This article details advancements in our understanding of star and planet formation within galaxies, emphasising the transition from steady-state models to recognising the dynamic nature of the interstellar medium (ISM) in these processes
Modern astronomy has revealed that the Universe began in an extraordinarily simple state – almost perfectly uniform, with only minute fluctuations in density. Today, more than 13 billion years after the Big Bang, the cosmos is richly structured on every scale, from vast galaxy clusters down to stars, planets, and even complex organic molecules. In this cosmic hierarchy, galaxies – along with the stars and planets they contain – serve as fundamental building blocks. Understanding their origins and the physical processes that drive their evolution is one of the most significant challenges in contemporary astrophysics.
We are currently witnessing a paradigm shift in our understanding of galactic and stellar evolution. Earlier models typically assumed that galaxies like the Milky Way and their internal structures exist in a quasi-steady state, evolving slowly over long timescales.

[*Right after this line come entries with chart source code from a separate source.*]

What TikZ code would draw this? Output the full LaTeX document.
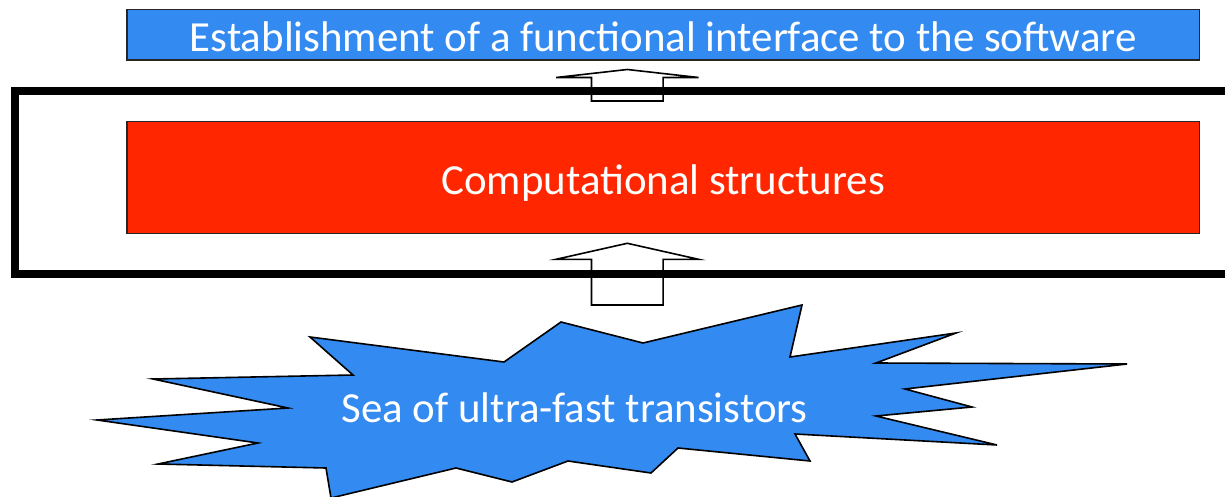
\documentclass[tikz,border=0pt]{standalone}
\usepackage{fontspec}
\setmainfont{Carlito}
\definecolor{layerblue}{RGB}{51,138,240}
\definecolor{layerred}{RGB}{255,38,0}

\newcommand\liftarrow[4]{%
  \draw[liftline] (#1-35.8,#4) -- (#1-35.8,#3) -- (#1-71.2,#3) -- (#1,#2)
    -- (#1+71.2,#3) -- (#1+35.8,#3) -- (#1+35.8,#4) -- cycle;}

\begin{document}
\begin{tikzpicture}[
  x=1pt, y=-1pt,
  every node/.style={
    inner sep=0pt,
    text=white,
    font=\fontsize{42.9}{50}\selectfont,
  },
  layer/.style={
    draw=black!85,
    line width=1.6pt,
    minimum width=1072.5pt,
    text depth=0pt,
  },
  burst/.style={draw,fill=layerblue,line width=1.6pt},
  liftline/.style={draw,line width=1.6pt},
  ]
  \useasboundingbox (0,0) rectangle (1225,497);
  \clip (0,0) rectangle (1225,497);

  \node[draw,line width=8pt,minimum width=1225.3pt,minimum height=183pt]
    (core) at (627.4,182.5) {};
  \node[layer,fill=layerblue,minimum height=50.5pt,text height=34.5pt]
    (iface) at (663.25,34.75)
    {Establishment of a functional interface to the software};
  \node[layer,fill=layerred,minimum height=112pt,text height=34pt]
    (comp) at (663.25,177.5) {Computational structures};

  \draw[burst] (310,337) -- (504,362) -- (561,322) -- (643,343) -- (802,305)
    -- (790,357) -- (956,333) -- (876,363) -- (1127,364) -- (905,389)
    -- (972,407) -- (876,416) -- (997,445) -- (795,434) -- (810,461)
    -- (678,448) -- (651,473) -- (568,461) -- (512,482) -- (456,468)
    -- (331,498) -- (326,468) -- (158,464) -- (258,443) -- (97,420)
    -- (288,408) -- (153,379) -- (353,375) -- cycle;
  \node[anchor=base] (sea) at (574.7,422) {Sea of ultra-fast transistors};

  \liftarrow{627.3}{243.3}{259.3}{305}
  \liftarrow{627.3}{69.5}{77.5}{101}
\end{tikzpicture}
\end{document}
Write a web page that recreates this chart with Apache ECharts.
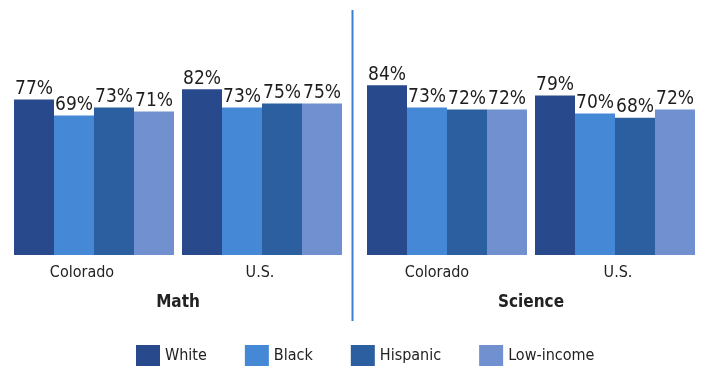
<!DOCTYPE html>
<html>
<head>
<meta charset="utf-8">
<script src="https://cdn.jsdelivr.net/npm/echarts@6/dist/echarts.min.js"></script>
<style>
  html, body { margin: 0; padding: 0; background: #fff; }
  #chart { width: 702px; height: 368px; }
</style>
</head>
<body>
<div id="chart"></div>
<script>
// Proficiency rates by student group, two subjects, Colorado vs. U.S.
const regions = ['Colorado', 'U.S.'];
const subjects = ['Math', 'Science'];
const groups = ['White', 'Black', 'Hispanic', 'Low-income'];

// each array is [Colorado, U.S.]
const mathWhite = [77, 82];
const mathBlack = [69, 73];
const mathHispanic = [73, 75];
const mathLowIncome = [71, 75];

const sciWhite = [84, 79];
const sciBlack = [73, 70];
const sciHispanic = [72, 68];
const sciLowIncome = [72, 72];

const groupColors = ['#284a8c', '#4588d6', '#2b5f9f', '#7090cf'];
const FONT = "'DejaVu Sans Condensed', 'Liberation Sans', sans-serif";

const subjectData = [
  [mathWhite, mathBlack, mathHispanic, mathLowIncome],
  [sciWhite, sciBlack, sciHispanic, sciLowIncome]
];

// per-panel nudges for the region labels (text padding, px)
const labelPad = [
  { Colorado: [0, 24, 0, 0], 'U.S.': [0, 4, 0, 0] },
  { Colorado: [0, 20, 0, 0], 'U.S.': [0, 0, 0, 6] }
];

const grids = [
  { left: 10, width: 336, top: 53, height: 202 },
  { left: 363, width: 336, top: 53, height: 202 }
];

const xAxes = subjects.map((s, i) => ({
  type: 'category',
  gridIndex: i,
  data: regions,
  axisLine: { show: false },
  axisTick: { show: false },
  axisLabel: {
    margin: 10,
    formatter: v => '{' + (v === 'U.S.' ? 'u' : 'c') + '|' + v + '}',
    rich: {
      c: { fontFamily: FONT, fontSize: 16, color: '#222', padding: labelPad[i].Colorado },
      u: { fontFamily: FONT, fontSize: 16, color: '#222', padding: labelPad[i]['U.S.'] }
    }
  },
  name: s,
  nameLocation: 'middle',
  nameGap: 39,
  nameTextStyle: { fontFamily: FONT, fontSize: 17, fontWeight: 'bold', color: '#222' }
}));

const yAxes = subjects.map((s, i) => ({
  type: 'value',
  gridIndex: i,
  min: 0,
  max: 100,
  show: false,
  splitLine: { show: false }
}));

const series = [];
subjects.forEach((s, si) => {
  groups.forEach((g, gi) => {
    series.push({
      name: g,
      type: 'bar',
      xAxisIndex: si,
      yAxisIndex: si,
      data: subjectData[si][gi],
      barWidth: 40,
      barGap: '0%',
      itemStyle: { color: groupColors[gi] },
      label: {
        show: true,
        position: 'top',
        distance: 1,
        formatter: '{c}%',
        fontFamily: FONT,
        fontSize: 19,
        color: '#1e1e1e'
      },
      emphasis: { disabled: true }
    });
  });
});

const chart = echarts.init(document.getElementById('chart'), null, { renderer: 'canvas' });
chart.setOption({
  animation: false,
  backgroundColor: '#fff',
  grid: grids,
  xAxis: xAxes,
  yAxis: yAxes,
  series: series,
  legend: {
    data: groups,
    left: 136,
    top: 345,
    padding: 0,
    itemWidth: 24,
    itemHeight: 21,
    itemGap: 38,
    icon: 'rect',
    textStyle: { fontFamily: FONT, fontSize: 16, color: '#222' }
  },
  graphic: [{
    type: 'line',
    shape: { x1: 352.5, y1: 10, x2: 352.5, y2: 321 },
    style: { stroke: '#3a7fcf', lineWidth: 2 }
  }]
});
</script>
</body>
</html>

However, it is now clear that the interstellar medium (ISM) – and the formation of stars and planets within it – is governed by highly dynamic, non-equilibrium processes. These span vast ranges of space, time, and energy, and are regulated by complex networks of feedback loops. To build a comprehensive model of the Galaxy, we must view it as a single, interconnected ecosystem (as illustrated by Figure 1) – an inherently nonlinear, far-from- equilibrium system that demands a statistical treatment, an extensive inventory of galactic environments, and an understanding of how these environments vary across scales.
From galaxies to solar systems: A multi-scale, multi-physics challenge
It is well established that galaxies host a continuous, complex cycle of matter and energy. At the heart of this cycle is the ISM – a turbulent, multi-phase medium whose flow patterns govern the rate and location of star and planet formation. Stars emerge in regions of the ISM that collapse under their own gravity, increasing in density by over 25 orders of magnitude and heating up by factors of millions. This process culminates in the ignition of nuclear fusion, marking the birth of a star.
Star formation is regulated by the intricate interplay between gravitational collapse and opposing forces such as supersonic turbulence, magnetic fields, radiation pressure, and thermal gas pressure. The gas’s thermodynamic evolution – shaped by the balance of heating and cooling processes – depends critically on chemical composition and the interaction between dust, gas, and the ambient radiation field.
Moreover, star formation does not occur in isolation. It is influenced by large-scale galactic dynamics, including spiral density waves and interactions with satellite galaxies. Feedback from newly formed stars – via radiation, stellar winds, and supernovae – plays a crucial role in shaping the ISM’s thermal and chemical state, thereby affecting future generations of star formation. This ongoing cycle also produces and redistributes heavy elements, which are essential for forming planets and complex molecules. Without this recycling of matter, the chemical diversity we observe on Earth and throughout the cosmos would not exist.
The need for multi-wavelength, multi-scale observations
Direct observations of the ISM remain a cornerstone of astrophysical research. These require cutting-edge facilities such as the Atacama Large Millimeter/submillimeter Array (ALMA) – currently the world’s most advanced radio interferometer – and space-based observatories like the James Webb Space Telescope, which can observe wavelengths inaccessible from the ground. Crucially, it is the combination of observations across multiple wavelengths, resolutions, and physical scales that provides the comprehensive diagnostics needed to unravel the physical and chemical conditions across different galactic environments. This is illustrated in the first two rows of Figure 1, which highlight several key structures: the galactic disk midplane (top row), spanning several hundred thousand light-years; molecular clouds, measuring hundreds of light-years; star-forming clumps, a few light-years across; and finally, planet-forming disks, only a few light-days in size.
The role of high-performance numerical modelling
To fully capture the complexity of the Galaxy and interpret the complex, highly degenerated astronomical observations – from large-scale galactic dynamics down to circumstellar and protoplanetary disks – state-of-the-art numerical simulations are indispensable. Thanks to advances in high-performance computing, simulations can now incorporate a wide range of relevant physics, including gravity, turbulence, radiative transfer, magnetic fields, and chemical evolution.
One of the key challenges lies in bridging the enormous range of spatial scales – from hundreds of light-years down to fractions of an astronomical unit. This demands adaptive zoom-in techniques. Typically, a simulation begins with a large-scale model of an entire galaxy or star-forming region, computed at a resolution that balances physical accuracy with computational feasibility. Within these simulations, high-density regions – where star formation is likely to occur – can be identified and then re-simulated with much finer resolution. This local refinement drastically increases the number of computational elements in targeted regions, allowing for a detailed exploration of star and planet formation while maintaining the broader galactic context (see the last two rows of Figure 1).